Each line from the line with "Write a LaTeX" to the line with "(0,0) rectangle (1131,648);", inclusive, is to be repeated exactly; no other line and no picture belongs in the copy.

╭─ RECORDS SUPPLIED

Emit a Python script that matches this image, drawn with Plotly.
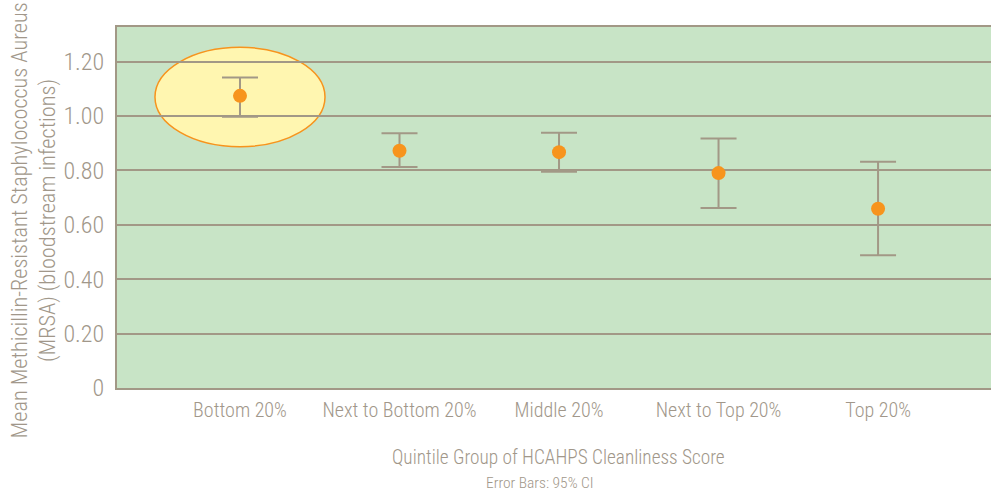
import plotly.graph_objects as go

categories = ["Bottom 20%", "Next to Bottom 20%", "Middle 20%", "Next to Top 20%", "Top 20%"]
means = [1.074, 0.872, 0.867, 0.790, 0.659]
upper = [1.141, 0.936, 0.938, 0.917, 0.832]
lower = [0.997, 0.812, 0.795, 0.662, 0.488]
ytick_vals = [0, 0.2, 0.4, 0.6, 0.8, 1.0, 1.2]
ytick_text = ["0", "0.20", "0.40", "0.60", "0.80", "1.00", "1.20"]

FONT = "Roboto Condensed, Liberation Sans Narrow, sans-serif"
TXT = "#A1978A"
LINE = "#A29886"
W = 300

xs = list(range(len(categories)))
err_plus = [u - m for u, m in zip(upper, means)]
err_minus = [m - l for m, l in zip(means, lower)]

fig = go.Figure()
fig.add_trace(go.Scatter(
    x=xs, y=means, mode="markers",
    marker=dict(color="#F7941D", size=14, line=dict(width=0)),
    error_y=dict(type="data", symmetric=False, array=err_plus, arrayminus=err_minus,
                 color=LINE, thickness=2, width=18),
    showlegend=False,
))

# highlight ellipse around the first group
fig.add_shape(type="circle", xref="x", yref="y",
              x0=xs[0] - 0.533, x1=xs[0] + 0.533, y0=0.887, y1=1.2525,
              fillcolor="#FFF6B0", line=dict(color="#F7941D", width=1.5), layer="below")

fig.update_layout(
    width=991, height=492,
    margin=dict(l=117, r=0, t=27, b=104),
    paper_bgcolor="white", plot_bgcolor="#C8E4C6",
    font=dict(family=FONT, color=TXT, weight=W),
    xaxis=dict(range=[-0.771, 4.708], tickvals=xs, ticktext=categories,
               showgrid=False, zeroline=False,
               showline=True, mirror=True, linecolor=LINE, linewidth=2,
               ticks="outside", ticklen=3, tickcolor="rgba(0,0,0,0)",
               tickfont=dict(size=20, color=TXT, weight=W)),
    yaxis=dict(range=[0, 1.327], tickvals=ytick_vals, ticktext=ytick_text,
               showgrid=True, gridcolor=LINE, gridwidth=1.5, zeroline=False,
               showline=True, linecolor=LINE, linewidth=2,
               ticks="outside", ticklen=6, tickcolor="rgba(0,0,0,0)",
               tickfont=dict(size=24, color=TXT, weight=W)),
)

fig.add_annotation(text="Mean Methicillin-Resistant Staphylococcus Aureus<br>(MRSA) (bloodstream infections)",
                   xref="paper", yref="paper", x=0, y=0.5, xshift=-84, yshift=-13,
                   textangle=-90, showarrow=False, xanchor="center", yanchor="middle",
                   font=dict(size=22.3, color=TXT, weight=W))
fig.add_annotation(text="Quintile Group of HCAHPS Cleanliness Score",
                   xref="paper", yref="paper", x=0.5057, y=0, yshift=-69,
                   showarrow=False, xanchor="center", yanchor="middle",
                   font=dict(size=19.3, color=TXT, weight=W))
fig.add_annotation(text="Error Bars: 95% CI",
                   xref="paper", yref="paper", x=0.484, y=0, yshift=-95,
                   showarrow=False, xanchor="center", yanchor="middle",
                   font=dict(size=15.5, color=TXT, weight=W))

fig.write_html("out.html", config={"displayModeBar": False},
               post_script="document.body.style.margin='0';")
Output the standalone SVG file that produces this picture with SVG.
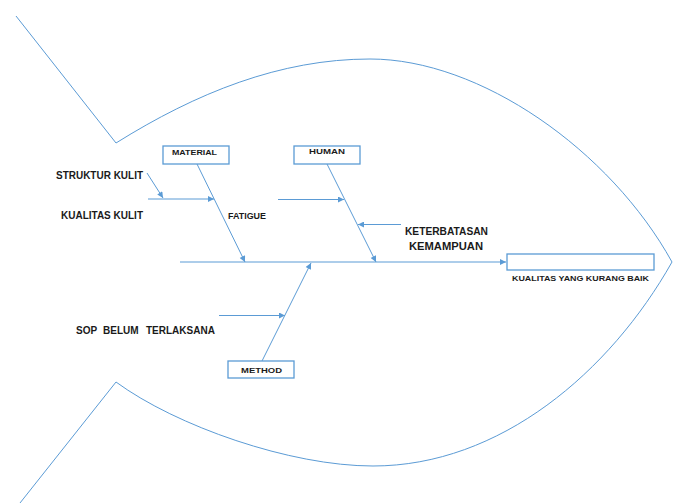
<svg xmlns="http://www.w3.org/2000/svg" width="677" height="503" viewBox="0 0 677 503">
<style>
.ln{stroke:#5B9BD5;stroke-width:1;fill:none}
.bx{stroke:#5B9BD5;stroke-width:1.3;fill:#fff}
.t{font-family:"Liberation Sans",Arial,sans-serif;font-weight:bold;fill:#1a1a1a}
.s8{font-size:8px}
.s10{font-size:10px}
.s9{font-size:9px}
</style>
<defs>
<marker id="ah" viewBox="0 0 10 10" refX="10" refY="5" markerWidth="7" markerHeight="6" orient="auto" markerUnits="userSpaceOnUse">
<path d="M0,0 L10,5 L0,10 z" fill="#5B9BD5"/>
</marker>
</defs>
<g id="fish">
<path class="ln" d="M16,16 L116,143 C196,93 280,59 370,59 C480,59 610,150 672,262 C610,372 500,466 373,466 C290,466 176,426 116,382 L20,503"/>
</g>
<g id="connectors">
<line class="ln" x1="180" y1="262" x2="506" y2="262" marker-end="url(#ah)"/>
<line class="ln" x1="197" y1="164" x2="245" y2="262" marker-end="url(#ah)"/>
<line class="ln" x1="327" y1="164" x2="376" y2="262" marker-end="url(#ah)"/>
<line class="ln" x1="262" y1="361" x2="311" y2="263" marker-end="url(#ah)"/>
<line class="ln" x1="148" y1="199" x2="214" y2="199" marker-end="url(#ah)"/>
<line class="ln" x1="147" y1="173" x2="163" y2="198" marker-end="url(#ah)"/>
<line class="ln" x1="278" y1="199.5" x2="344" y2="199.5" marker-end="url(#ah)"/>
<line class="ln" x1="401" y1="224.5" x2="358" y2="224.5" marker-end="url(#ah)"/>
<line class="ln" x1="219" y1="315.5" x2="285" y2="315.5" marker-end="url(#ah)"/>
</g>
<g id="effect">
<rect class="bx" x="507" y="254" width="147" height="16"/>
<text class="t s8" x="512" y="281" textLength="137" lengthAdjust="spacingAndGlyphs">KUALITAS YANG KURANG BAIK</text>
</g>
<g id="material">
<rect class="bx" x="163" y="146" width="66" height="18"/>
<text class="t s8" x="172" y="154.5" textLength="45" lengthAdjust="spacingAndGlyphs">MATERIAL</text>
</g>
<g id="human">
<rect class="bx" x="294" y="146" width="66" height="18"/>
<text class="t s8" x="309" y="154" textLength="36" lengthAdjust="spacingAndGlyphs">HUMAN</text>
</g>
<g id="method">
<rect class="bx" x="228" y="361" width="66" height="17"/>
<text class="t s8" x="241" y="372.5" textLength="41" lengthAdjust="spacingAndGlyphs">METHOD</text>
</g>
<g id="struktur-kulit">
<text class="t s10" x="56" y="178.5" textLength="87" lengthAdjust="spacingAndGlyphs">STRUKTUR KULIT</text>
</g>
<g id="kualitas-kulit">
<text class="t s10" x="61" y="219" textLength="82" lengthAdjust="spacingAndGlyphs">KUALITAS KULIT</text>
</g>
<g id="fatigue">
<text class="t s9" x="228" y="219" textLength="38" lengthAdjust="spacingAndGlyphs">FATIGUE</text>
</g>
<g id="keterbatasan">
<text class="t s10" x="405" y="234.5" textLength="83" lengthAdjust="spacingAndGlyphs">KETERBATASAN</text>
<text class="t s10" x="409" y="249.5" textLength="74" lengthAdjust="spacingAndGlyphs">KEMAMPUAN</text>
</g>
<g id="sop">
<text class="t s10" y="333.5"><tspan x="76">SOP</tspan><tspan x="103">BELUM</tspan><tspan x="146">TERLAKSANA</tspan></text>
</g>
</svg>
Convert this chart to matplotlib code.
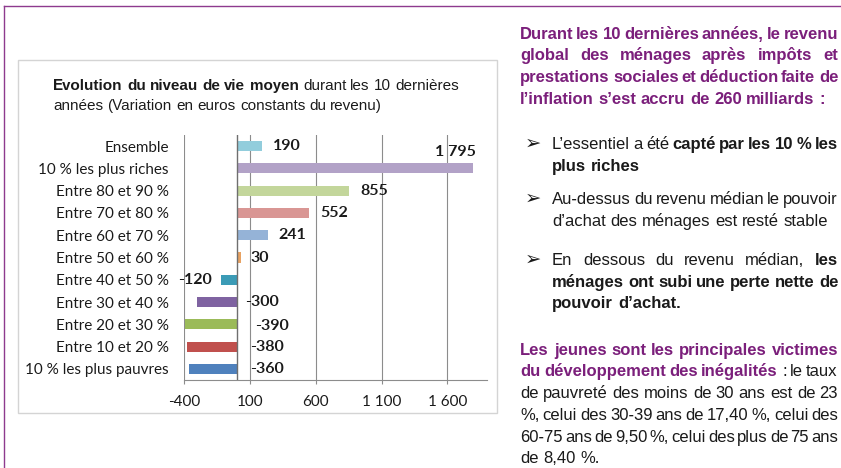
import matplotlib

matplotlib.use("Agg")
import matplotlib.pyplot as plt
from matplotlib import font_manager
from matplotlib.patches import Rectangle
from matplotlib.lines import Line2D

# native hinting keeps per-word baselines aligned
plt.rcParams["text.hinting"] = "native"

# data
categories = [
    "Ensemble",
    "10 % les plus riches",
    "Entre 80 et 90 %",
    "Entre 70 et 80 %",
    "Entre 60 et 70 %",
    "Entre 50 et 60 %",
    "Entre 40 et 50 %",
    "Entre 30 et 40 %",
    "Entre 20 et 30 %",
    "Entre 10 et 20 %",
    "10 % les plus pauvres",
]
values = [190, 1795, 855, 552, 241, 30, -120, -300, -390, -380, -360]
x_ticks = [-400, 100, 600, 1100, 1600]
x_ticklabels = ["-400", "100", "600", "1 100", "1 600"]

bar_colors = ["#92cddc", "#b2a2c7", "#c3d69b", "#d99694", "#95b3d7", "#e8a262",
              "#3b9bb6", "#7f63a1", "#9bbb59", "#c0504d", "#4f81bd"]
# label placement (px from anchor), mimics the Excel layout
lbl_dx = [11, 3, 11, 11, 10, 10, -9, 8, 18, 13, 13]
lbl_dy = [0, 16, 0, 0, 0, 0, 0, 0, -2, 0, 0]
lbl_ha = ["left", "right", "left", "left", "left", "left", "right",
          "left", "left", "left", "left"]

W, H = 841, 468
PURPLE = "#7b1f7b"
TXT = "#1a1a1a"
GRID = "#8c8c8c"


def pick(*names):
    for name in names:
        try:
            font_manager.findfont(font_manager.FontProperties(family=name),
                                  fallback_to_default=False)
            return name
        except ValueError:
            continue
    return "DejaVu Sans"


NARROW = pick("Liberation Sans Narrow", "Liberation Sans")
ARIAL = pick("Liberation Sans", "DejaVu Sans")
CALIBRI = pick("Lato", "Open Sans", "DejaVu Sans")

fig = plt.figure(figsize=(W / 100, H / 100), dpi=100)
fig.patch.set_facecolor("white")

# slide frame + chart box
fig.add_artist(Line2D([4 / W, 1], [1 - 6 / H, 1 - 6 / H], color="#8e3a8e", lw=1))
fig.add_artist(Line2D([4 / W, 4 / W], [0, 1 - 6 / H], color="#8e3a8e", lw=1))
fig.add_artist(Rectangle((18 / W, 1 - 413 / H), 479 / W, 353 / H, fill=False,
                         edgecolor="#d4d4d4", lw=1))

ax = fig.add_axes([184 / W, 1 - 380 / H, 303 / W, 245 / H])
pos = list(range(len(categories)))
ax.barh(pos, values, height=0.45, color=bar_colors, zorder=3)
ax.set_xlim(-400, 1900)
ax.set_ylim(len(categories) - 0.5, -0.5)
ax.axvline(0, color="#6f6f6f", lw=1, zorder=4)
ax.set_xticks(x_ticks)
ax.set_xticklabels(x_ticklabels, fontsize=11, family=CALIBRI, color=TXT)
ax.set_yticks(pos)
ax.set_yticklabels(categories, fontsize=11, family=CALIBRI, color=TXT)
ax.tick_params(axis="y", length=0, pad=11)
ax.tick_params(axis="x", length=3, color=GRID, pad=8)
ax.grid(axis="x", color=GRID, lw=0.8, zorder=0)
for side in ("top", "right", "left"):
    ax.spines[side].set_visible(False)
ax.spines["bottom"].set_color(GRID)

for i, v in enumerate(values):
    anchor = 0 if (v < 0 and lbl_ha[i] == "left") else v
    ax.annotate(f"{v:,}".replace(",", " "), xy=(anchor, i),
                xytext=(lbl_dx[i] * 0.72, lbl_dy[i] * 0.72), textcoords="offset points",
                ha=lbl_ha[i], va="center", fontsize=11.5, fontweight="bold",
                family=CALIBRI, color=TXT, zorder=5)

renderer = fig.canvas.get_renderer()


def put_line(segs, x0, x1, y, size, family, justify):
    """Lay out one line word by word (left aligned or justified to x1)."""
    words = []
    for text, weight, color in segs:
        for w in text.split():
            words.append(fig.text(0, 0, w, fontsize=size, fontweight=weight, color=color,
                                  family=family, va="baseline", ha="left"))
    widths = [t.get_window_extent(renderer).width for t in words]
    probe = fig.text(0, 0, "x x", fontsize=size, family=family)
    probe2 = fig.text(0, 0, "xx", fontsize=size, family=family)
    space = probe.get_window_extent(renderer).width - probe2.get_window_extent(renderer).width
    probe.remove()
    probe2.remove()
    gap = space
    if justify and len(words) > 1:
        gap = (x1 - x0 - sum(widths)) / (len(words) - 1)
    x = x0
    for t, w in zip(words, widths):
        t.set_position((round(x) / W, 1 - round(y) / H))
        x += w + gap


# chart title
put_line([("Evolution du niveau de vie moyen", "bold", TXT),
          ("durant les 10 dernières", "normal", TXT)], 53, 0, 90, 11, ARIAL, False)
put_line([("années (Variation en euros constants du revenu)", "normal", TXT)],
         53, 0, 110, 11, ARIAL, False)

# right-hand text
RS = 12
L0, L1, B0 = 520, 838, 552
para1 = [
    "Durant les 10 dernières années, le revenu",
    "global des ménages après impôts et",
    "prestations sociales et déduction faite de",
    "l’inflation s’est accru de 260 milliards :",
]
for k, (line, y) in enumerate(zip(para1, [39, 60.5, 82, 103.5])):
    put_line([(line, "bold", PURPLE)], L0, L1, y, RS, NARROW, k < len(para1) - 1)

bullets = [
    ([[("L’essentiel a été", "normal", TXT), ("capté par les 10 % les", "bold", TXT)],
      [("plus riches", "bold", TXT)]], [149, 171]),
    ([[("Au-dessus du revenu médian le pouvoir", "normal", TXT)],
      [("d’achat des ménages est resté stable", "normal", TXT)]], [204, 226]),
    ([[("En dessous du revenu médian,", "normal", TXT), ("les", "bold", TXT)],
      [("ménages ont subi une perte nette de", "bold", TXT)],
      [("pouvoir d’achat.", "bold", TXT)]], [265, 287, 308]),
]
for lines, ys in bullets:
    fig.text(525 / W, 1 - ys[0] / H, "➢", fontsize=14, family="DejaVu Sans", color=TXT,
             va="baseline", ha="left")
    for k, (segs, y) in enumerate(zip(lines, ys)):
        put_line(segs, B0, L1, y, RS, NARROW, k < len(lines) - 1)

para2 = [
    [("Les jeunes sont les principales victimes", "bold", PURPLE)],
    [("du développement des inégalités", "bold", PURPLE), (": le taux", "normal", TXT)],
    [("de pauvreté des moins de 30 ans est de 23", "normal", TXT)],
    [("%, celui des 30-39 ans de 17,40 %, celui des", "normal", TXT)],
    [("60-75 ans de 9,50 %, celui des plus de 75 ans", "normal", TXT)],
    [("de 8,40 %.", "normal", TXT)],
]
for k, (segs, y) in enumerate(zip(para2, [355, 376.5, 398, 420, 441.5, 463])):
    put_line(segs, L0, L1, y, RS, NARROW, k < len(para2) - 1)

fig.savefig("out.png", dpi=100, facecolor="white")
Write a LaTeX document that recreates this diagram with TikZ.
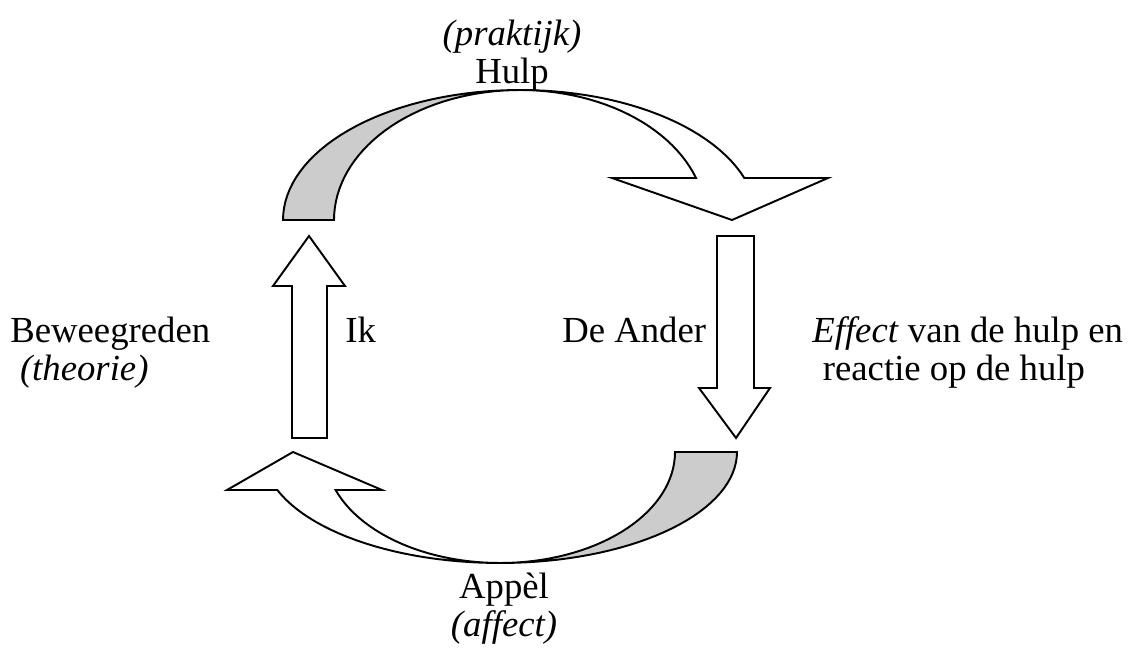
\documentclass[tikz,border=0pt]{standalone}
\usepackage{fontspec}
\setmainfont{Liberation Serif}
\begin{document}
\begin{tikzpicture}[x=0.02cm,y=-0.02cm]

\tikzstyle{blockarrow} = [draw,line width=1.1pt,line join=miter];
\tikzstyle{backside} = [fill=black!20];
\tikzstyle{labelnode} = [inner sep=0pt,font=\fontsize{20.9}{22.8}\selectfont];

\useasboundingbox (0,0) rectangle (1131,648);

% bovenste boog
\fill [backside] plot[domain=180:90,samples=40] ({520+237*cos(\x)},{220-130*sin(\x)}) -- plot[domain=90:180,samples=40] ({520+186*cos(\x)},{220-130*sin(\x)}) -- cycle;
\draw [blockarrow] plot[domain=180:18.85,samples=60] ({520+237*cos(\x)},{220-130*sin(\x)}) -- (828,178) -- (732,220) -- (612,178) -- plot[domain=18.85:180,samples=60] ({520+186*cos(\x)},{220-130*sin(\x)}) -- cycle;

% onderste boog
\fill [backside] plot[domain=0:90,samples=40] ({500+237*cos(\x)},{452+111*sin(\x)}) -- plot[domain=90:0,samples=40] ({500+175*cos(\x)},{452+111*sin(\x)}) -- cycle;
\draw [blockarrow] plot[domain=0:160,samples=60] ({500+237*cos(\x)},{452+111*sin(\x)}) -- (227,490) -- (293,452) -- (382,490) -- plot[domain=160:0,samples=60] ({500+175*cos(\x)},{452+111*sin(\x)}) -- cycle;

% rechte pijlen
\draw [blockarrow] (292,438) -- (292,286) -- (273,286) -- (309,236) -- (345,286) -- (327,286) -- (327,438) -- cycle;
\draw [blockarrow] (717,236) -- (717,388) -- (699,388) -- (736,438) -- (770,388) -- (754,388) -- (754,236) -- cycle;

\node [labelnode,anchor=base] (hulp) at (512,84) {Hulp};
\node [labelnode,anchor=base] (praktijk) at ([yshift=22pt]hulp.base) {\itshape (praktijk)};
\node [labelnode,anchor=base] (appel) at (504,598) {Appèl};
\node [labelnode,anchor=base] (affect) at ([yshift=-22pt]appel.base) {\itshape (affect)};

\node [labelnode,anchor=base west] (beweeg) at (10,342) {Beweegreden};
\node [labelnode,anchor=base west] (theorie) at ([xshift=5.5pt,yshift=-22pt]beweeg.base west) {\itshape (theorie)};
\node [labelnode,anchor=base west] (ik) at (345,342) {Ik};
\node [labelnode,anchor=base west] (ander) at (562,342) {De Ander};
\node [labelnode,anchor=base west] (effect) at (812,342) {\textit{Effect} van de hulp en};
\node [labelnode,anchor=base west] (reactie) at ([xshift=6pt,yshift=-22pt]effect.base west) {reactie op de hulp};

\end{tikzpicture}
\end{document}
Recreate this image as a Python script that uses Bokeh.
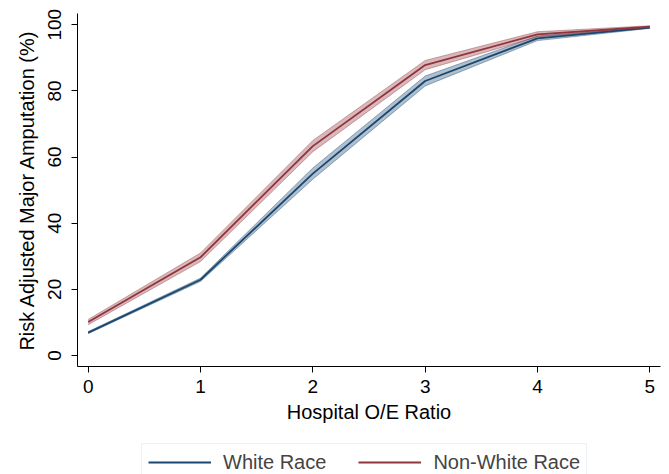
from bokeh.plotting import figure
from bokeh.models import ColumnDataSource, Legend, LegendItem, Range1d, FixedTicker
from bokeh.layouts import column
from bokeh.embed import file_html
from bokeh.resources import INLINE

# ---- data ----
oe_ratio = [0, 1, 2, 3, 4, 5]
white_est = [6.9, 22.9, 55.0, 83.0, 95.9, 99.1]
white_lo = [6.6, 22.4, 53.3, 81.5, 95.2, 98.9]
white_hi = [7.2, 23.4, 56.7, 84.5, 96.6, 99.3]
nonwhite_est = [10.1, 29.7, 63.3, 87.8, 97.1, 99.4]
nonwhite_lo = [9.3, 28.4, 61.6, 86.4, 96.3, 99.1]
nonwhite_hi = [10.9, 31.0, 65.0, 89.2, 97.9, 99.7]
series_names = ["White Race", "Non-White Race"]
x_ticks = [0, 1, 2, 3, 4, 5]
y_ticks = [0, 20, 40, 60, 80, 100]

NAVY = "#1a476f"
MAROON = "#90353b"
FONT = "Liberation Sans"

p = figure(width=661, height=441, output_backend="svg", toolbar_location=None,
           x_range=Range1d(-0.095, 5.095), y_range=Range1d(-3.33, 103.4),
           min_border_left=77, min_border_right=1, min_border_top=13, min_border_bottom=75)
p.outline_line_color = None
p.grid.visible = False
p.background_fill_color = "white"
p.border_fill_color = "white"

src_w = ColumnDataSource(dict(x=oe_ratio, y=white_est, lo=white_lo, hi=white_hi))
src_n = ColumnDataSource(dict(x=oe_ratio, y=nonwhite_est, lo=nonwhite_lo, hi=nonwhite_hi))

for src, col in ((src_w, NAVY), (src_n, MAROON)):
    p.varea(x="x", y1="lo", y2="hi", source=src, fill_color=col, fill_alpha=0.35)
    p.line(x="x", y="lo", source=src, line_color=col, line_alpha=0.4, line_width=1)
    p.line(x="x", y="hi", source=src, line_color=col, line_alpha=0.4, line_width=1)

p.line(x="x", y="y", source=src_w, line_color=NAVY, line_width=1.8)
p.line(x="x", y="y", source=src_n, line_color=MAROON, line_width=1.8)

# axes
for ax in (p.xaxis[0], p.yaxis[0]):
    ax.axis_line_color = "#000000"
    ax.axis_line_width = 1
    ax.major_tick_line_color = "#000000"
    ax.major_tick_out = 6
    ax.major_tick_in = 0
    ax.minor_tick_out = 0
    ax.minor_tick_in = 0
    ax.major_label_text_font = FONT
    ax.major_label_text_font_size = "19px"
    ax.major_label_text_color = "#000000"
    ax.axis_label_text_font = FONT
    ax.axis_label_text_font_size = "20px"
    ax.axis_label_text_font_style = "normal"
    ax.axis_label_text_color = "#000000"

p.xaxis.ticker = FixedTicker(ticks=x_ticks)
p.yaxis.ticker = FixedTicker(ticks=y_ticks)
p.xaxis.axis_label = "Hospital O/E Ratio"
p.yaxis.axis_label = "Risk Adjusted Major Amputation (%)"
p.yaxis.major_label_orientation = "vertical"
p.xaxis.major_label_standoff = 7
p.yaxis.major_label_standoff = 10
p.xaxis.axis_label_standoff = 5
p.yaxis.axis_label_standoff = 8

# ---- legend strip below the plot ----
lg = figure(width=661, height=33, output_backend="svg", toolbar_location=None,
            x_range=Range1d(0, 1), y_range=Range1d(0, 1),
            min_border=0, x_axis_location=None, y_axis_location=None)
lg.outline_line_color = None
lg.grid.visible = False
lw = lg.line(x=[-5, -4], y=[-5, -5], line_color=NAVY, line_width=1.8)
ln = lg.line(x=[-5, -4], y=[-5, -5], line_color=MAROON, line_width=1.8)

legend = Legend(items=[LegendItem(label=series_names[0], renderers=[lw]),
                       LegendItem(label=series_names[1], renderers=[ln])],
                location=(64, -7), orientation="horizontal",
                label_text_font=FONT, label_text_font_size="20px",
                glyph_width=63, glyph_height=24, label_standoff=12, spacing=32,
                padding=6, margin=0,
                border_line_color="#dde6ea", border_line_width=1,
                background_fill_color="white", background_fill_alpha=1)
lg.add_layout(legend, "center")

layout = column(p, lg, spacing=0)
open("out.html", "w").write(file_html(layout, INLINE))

╰─

FINAL RESULT:
Write a LaTeX document that recreates this diagram with TikZ.
\documentclass[tikz,border=0pt]{standalone}
\usepackage{fontspec}
\setmainfont{Liberation Serif}
\begin{document}
\begin{tikzpicture}[x=0.02cm,y=-0.02cm]

\tikzstyle{blockarrow} = [draw,line width=1.1pt,line join=miter];
\tikzstyle{backside} = [fill=black!20];
\tikzstyle{labelnode} = [inner sep=0pt,font=\fontsize{20.9}{22.8}\selectfont];

\useasboundingbox (0,0) rectangle (1131,648);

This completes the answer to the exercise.